Monday, June 21, 2010
Self-Censorship and the Uses of Discomfort
In The Guardian today this a review by Sean O'Hagan of a newly opened retrospective of work by Sally Mann. (You can find an earlier notice here.) Here are two interesting passages. The first addresses an early series of images Mann calls Immediate Family.
"It featured black and white images of her three children, often naked or partially naked, as they played and posed in the woods, lakes and rivers around her home in rural Virginia.I will give O'Hagan the benefit of the doubt here and assume he is simply being ironic. Of course the reason the "more provocative" images in the series are not being displayed is that the gallery and/or photographer anticipated public complaints. So, instead of censorship we get anticipatory reaction. If I don't show you the provocative images I won't have to worry about being forced to remove them from the show. In other words, the censors have done their work effectively before the exhibition is even mounted.
The images, some of which are on show here in the 59-year-old American's first British retrospective, are by turns beautiful, disturbing and unashamedly sensual. Perhaps more problematically, all of them are, to one degree or another, staged. [. . .]
"Many of these pictures are intimate, some fictions and some fantastic," Mann said of the series, "but most are ordinary things that every mother has seen." Well, maybe, but not every mother has restaged and then rendered them in such a darkly beautiful and ambiguous ways. Intriguingly, none of the more outrightly provocative photographs have found their way into this show, which is an edited version of a bigger retrospective exhibition that has already toured Europe. Whether this is down to lack of space or fear of public – or tabloid – outcry is anyone's guess, but one could argue that something has been lost in this excised version of the series: the sense that Mann is walking a tightrope between reflecting childhood sexuality in all its lack of self-consciousness and staging it in often dramatic reconstructions. This, in effect, is where the true power of her art lies.
Here is the second passage, this one a typically hand-wringing worry about what we have a "right" to show or to see.
The other, even more disturbing series on show here is entitled What Remains (2000–04), which approaches death and dying head on. Mann gained access to the University of Tennessee Forensic Anthropology Centre, a place that would not seem out of place in one of Chuck Palahniuk's darkly humorous short stories. Here, bodies that have been donated to science are left outside in the woods so that the process of organic decomposition can be studied by forensic scientists.

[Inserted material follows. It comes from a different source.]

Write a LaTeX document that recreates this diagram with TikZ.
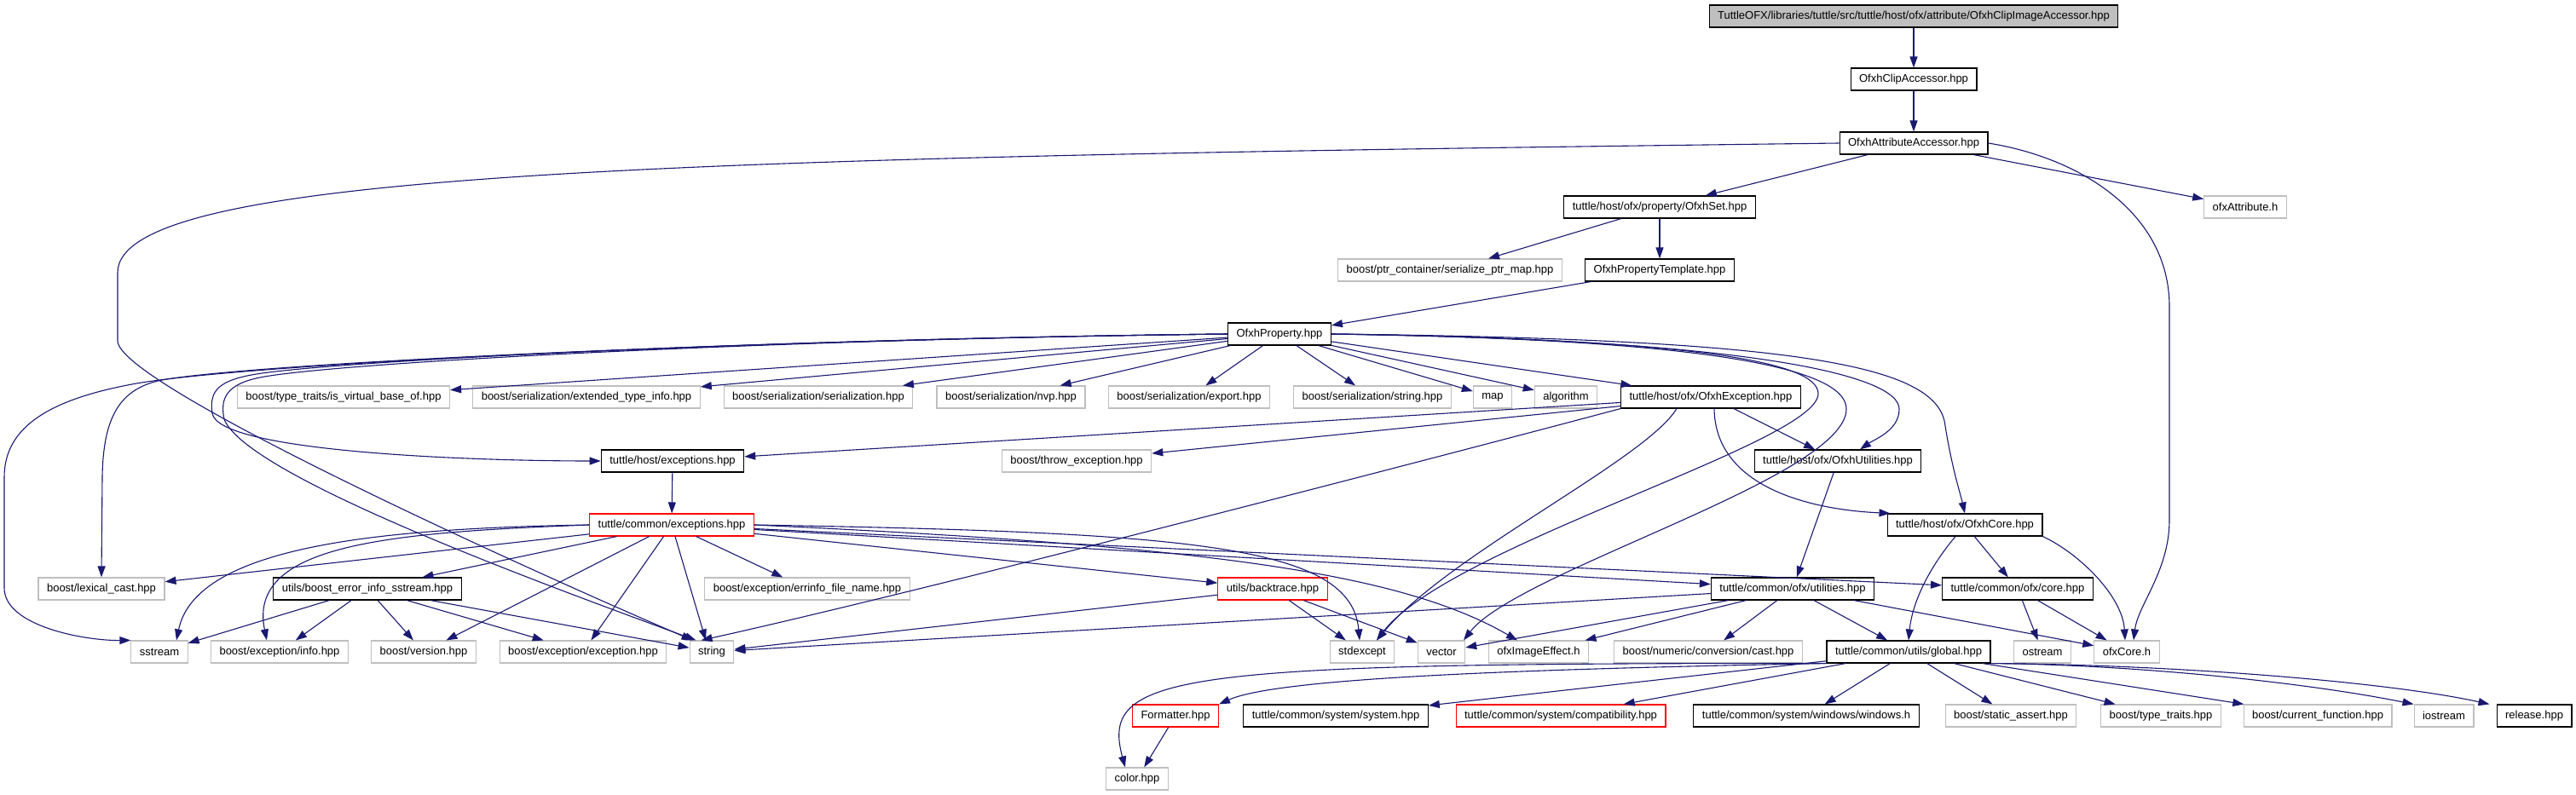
\documentclass[tikz,border=0pt]{standalone}
\usepackage{fontspec}
\setmainfont{Liberation Sans}
\usetikzlibrary{arrows.meta}
\definecolor{edgecol}{HTML}{191970}
\definecolor{graybd}{HTML}{BFBFBF}
\definecolor{rootfill}{HTML}{BFBFBF}
\begin{document}
\begin{tikzpicture}[x=1pt,y=-1pt,
  nb/.style={draw=black,fill=white,line width=1.1pt,minimum height=26pt,inner xsep=10pt,inner ysep=0pt,font=\fontsize{13}{15}\selectfont},
  ng/.style={nb,draw=graybd},
  nr/.style={nb,draw=red},
  edge/.style={draw=edgecol,line width=1.1pt,-{Triangle[length=13pt,width=9pt]}}]
\useasboundingbox (0,0) rectangle (3022,933);
% row 0-5
\node[nb,fill=rootfill] (root) at (2245,19) {TuttleOFX/libraries/tuttle/src/tuttle/host/ofx/attribute/OfxhClipImageAccessor.hpp};
\node[nb] (clip) at (2245,93) {OfxhClipAccessor.hpp};
\node[nb] (aa) at (2245,168) {OfxhAttributeAccessor.hpp};
\node[nb] (set) at (1947,243) {tuttle/host/ofx/property/OfxhSet.hpp};
\node[ng] (ofxattr) at (2634,243) {ofxAttribute.h};
\node[ng] (ptrmap) at (1701,317) {boost/ptr\_container/serialize\_ptr\_map.hpp};
\node[nb] (ptmpl) at (1947,317) {OfxhPropertyTemplate.hpp};
\node[nb] (prop) at (1501,392) {OfxhProperty.hpp};
% row 6
\node[ng] (isvb) at (403,466) {boost/type\_traits/is\_virtual\_base\_of.hpp};
\node[ng] (exti) at (688,466) {boost/serialization/extended\_type\_info.hpp};
\node[ng] (ser) at (960,466) {boost/serialization/serialization.hpp};
\node[ng] (nvp) at (1186,466) {boost/serialization/nvp.hpp};
\node[ng] (exp) at (1395,466) {boost/serialization/export.hpp};
\node[ng] (sstr) at (1610,466) {boost/serialization/string.hpp};
\node[ng] (map) at (1751,466) {map};
\node[ng] (algo) at (1837,466) {algorithm};
\node[nb] (ofxhexc) at (2007,466) {tuttle/host/ofx/OfxhException.hpp};
% row 7
\node[nb] (hexc) at (789,541) {tuttle/host/exceptions.hpp};
\node[ng] (throw) at (1263,541) {boost/throw\_exception.hpp};
\node[nb] (ofxhutil) at (2156,541) {tuttle/host/ofx/OfxhUtilities.hpp};
% row 8
\node[nr] (cexc) at (788,616) {tuttle/common/exceptions.hpp};
\node[nb] (ofxhcore) at (2305,616) {tuttle/host/ofx/OfxhCore.hpp};
% row 9
\node[ng] (lex) at (119,691) {boost/lexical\_cast.hpp};
\node[nb] (bei) at (431,691) {utils/boost\_error\_info\_sstream.hpp};
\node[ng] (errinfo) at (947,691) {boost/exception/errinfo\_file\_name.hpp};
\node[nr] (bt) at (1493,691) {utils/backtrace.hpp};
\node[nb] (cutil) at (2103,691) {tuttle/common/ofx/utilities.hpp};
\node[nb] (ccore) at (2367,691) {tuttle/common/ofx/core.hpp};
% row 10
\node[ng] (sstream) at (187,765) {sstream};
\node[ng] (info) at (328,765) {boost/exception/info.hpp};
\node[ng] (ver) at (497,765) {boost/version.hpp};
\node[ng] (bexc) at (684,765) {boost/exception/exception.hpp};
\node[ng] (str) at (835,765) {string};
\node[ng] (stdexc) at (1598,765) {stdexcept};
\node[ng] (vec) at (1691,765) {vector};
\node[ng] (ofxie) at (1805,765) {ofxImageEffect.h};
\node[ng] (numcast) at (2004,765) {boost/numeric/conversion/cast.hpp};
\node[nb] (glob) at (2239,765) {tuttle/common/utils/global.hpp};
\node[ng] (ostream) at (2396,765) {ostream};
\node[ng] (ofxcore) at (2495,765) {ofxCore.h};
% row 11
\node[nr] (fmt) at (1379,840) {Formatter.hpp};
\node[nb] (sys) at (1567,840) {tuttle/common/system/system.hpp};
\node[nr] (compat) at (1831,840) {tuttle/common/system/compatibility.hpp};
\node[nb] (win) at (2119,840) {tuttle/common/system/windows/windows.h};
\node[ng] (sassert) at (2359,840) {boost/static\_assert.hpp};
\node[ng] (ttraits) at (2535,840) {boost/type\_traits.hpp};
\node[ng] (curfn) at (2719,840) {boost/current\_function.hpp};
\node[ng] (iostr) at (2867,840) {iostream};
\node[nb] (rel) at (2973,840) {release.hpp};
% row 12
\node[ng] (color) at (1334,914) {color.hpp};

% edges top
\draw[edge] (root) -- (clip);
\draw[edge] (clip) -- (aa);
\draw[edge] (aa) -- (set);
\draw[edge] (aa) -- (ofxattr);
\draw[edge] (aa.east) .. controls (2440,185) and (2545,250) .. (2545,360) -- (2545,610) .. controls (2545,670) and (2508,710) .. ([xshift=8pt]ofxcore.north);
\draw[edge] (aa.west) .. controls (800,185) and (138,200) .. (138,320) -- (138,400) .. controls (138,450) and (600,660) .. ([xshift=4pt]str.north west);
\draw[edge] (set) -- (ptrmap);
\draw[edge] (set) -- (ptmpl);
\draw[edge] (ptmpl) -- (prop);
% OfxhProperty, left bundle
\draw[edge] (prop.west) .. controls (900,398) and (300,426) .. (160,450) .. controls (60,468) and (5,500) .. (5,560) -- (5,690) .. controls (5,735) and (100,752) .. (sstream.north west);
\draw[edge] (prop.west) .. controls (900,398) and (300,426) .. (190,446) .. controls (140,456) and (121,490) .. (120,560) -- (lex.north);
\draw[edge] (prop.west) .. controls (900,398) and (380,424) .. (295,440) .. controls (252,448) and (246,462) .. (249,485) .. controls (256,530) and (550,541) .. (hexc.west);
\draw[edge] (prop.west) .. controls (900,398) and (390,426) .. (305,443) .. controls (265,451) and (258,468) .. (263,492) .. controls (290,560) and (650,690) .. ([xshift=8pt]str.north west);
\draw[edge] (prop) -- (isvb);
\draw[edge] (prop) -- (exti);
\draw[edge] (prop) -- (ser);
\draw[edge] (prop) -- (nvp);
\draw[edge] (prop) -- (exp);
\draw[edge] (prop) -- (sstr);
\draw[edge] (prop) -- (map);
\draw[edge] (prop) -- (algo);
\draw[edge] (prop) -- (ofxhexc);
% OfxhProperty, right curves
\draw[edge] (prop.east) .. controls (1950,398) and (2133,420) .. (2133,462) .. controls (2133,520) and (1700,640) .. ([xshift=17pt]stdexc.north);
\draw[edge] (prop.east) .. controls (1990,398) and (2166,430) .. (2166,480) .. controls (2166,560) and (1780,670) .. ([xshift=26pt]vec.north);
\draw[edge] (prop.east) .. controls (2050,398) and (2228,440) .. (2228,480) .. controls (2228,505) and (2200,515) .. ([xshift=26pt]ofxhutil.north);
\draw[edge] (prop.east) .. controls (2120,398) and (2275,430) .. (2282,500) .. controls (2290,550) and (2300,580) .. (ofxhcore.north);
% OfxhException
\draw[edge] (ofxhexc) -- (hexc);
\draw[edge] (ofxhexc) -- (throw);
\draw[edge] (ofxhexc) -- (ofxhutil);
\draw[edge] ([xshift=4pt]ofxhexc.south) .. controls (2012,570) and (2120,598) .. ([xshift=4pt]ofxhcore.north west);
\draw[edge] ([xshift=-40pt]ofxhexc.south) .. controls (1930,540) and (1700,650) .. ([xshift=17pt]stdexc.north);
\draw[edge] (ofxhexc.south west) .. controls (1750,520) and (1100,690) .. ([xshift=14pt]str.north west);
% mid
\draw[edge] (hexc) -- (cexc);
\draw[edge] (ofxhutil) -- (cutil);
\draw[edge] (ofxhcore) -- (ccore);
\draw[edge] ([xshift=-11pt]ofxhcore.south) .. controls (2260,670) and (2243,710) .. (glob.north);
\draw[edge] (ofxhcore.south east) .. controls (2440,650) and (2490,700) .. ([xshift=-2pt]ofxcore.north);
\draw[edge] (ccore) -- (ostream);
\draw[edge] (ccore) -- (ofxcore);
% common exceptions
\draw[edge] (cexc) -- (lex);
\draw[edge] (cexc) -- (bei);
\draw[edge] (cexc) -- (errinfo);
\draw[edge] (cexc) -- (bt);
\draw[edge] (cexc) -- (cutil);
\draw[edge] (cexc) -- (ccore);
\draw[edge] (cexc.east) .. controls (1400,640) and (1640,670) .. ([xshift=-25pt]ofxie.north);
\draw[edge] (cexc.east) .. controls (1400,625) and (1585,640) .. ([xshift=-3pt]stdexc.north);
\draw[edge] (cexc.west) .. controls (450,620) and (230,640) .. ([xshift=20pt]sstream.north);
\draw[edge] (cexc.west) .. controls (450,625) and (290,640) .. ([xshift=-15pt]info.north);
\draw[edge] (cexc) -- (ver);
\draw[edge] (cexc) -- (bexc);
\draw[edge] (cexc) -- ([xshift=-7pt]str.north);
% boost_error_info_sstream
\draw[edge] (bei) -- (sstream);
\draw[edge] (bei) -- (info);
\draw[edge] (bei) -- (ver);
\draw[edge] (bei) -- (bexc);
\draw[edge] (bei) -- (str);
% backtrace
\draw[edge] (bt) -- (str);
\draw[edge] (bt) -- (stdexc);
\draw[edge] (bt) -- (vec);
% common ofx utilities
\draw[edge] (cutil) -- (str);
\draw[edge] (cutil) -- (vec);
\draw[edge] (cutil) -- (ofxie);
\draw[edge] (cutil) -- (numcast);
\draw[edge] (cutil) -- (glob);
\draw[edge] (cutil) -- (ofxcore);
% global
\draw[edge] (glob.south west) .. controls (1380,778) and (1290,790) .. ([xshift=-14pt]color.north);
\draw[edge] (glob.south west) .. controls (1800,785) and (1500,795) .. (fmt.north east);
\draw[edge] (glob) -- (sys);
\draw[edge] (glob) -- (compat);
\draw[edge] (glob) -- (win);
\draw[edge] (glob) -- (sassert);
\draw[edge] (glob) -- (ttraits);
\draw[edge] (glob) -- (curfn);
\draw[edge] (glob.south east) .. controls (2500,780) and (2700,800) .. (iostr.north west);
\draw[edge] (glob.south east) .. controls (2550,780) and (2800,800) .. ([xshift=-8pt]rel.north west);
\draw[edge] (fmt) -- (color);
\end{tikzpicture}
\end{document}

Mann's close-up images of these rotting corpses are not for the faint of heart, but, again, the prints – made by an old-fashioned chemical method called the wet-plate collodion process – have a Victorian feel that is almost painterly. One does, though, feel like a voyeur when looking at images such as this. They raise the ethical question of whether a person's decision to donate their body to science gives scientists the right, at a later date, to grant Mann permission to photograph that – decomposing – body. (And whether the result should then be displayed as art. )
From there O'Hagan quickly turns to the safe subject of photographic technique. Apparently it would be OK for a crime novelist to describe rotting corpses. And it is OK for forensic scientists to study them. And it is OK for us to watch the various CSI programs on television. But Mann's images (stylized as they are) are somehow beyond the pale?
Perhaps, I am wrong, but is O'Hagan here hinting that we ought to self-censor more than we already do? It is difficult to tell since he lauds Mann for her creativity and courage and seems to esteem her work despite "all the uncomfortable issues it raises." Doesn't Mann's work stand as an indictment of censorship and self-censorship? Doesn't it suggest that what we need is to see what photographers show and then engage in critical argument about where the bounds of taste and morality are located? Then photography can contribute in useful ways to self- and social and political exploration and discovery.
Tuesday, April 6, 2010
Impossible Polaroids
"Given the right kind of marketing . . . the . . . film will probably succeed, but the bigger question underlying all this techo-primitive innovation is, why do so many of us long for the Polaroid in all its clunky, clumsy, grainy old-fashionedness?"Good question. Unfortunately, I find his answer incomprehensible (literally, I don't know what he means):
"The answer, I suspect, is to do with the kind of demands a Polaroid camera makes on the user, which are manifestly not the same kind of demands a digital camera makes. One is big, hands-on, clunky, somewhat difficult and, even in an expert's hands, can be hit-and-miss. The other is streamlined, compact, easy, and relatively fail-safe in terms of the end results – you shoot and delete until you capture the image you want. One is somehow "authentic", the other is arguably even more so but does not carry the weight of the relatively recent, thus overly fetishised, pop-cultural past.Maybe it's me, but this last part (especially) seems like gibberish. It amounts to saying that we now have nostalgia for a technology that we used to like because it had a certain nostalgic character. Huh? That said, if Patti Smith thinks Polaroids are OK, who am I to argue?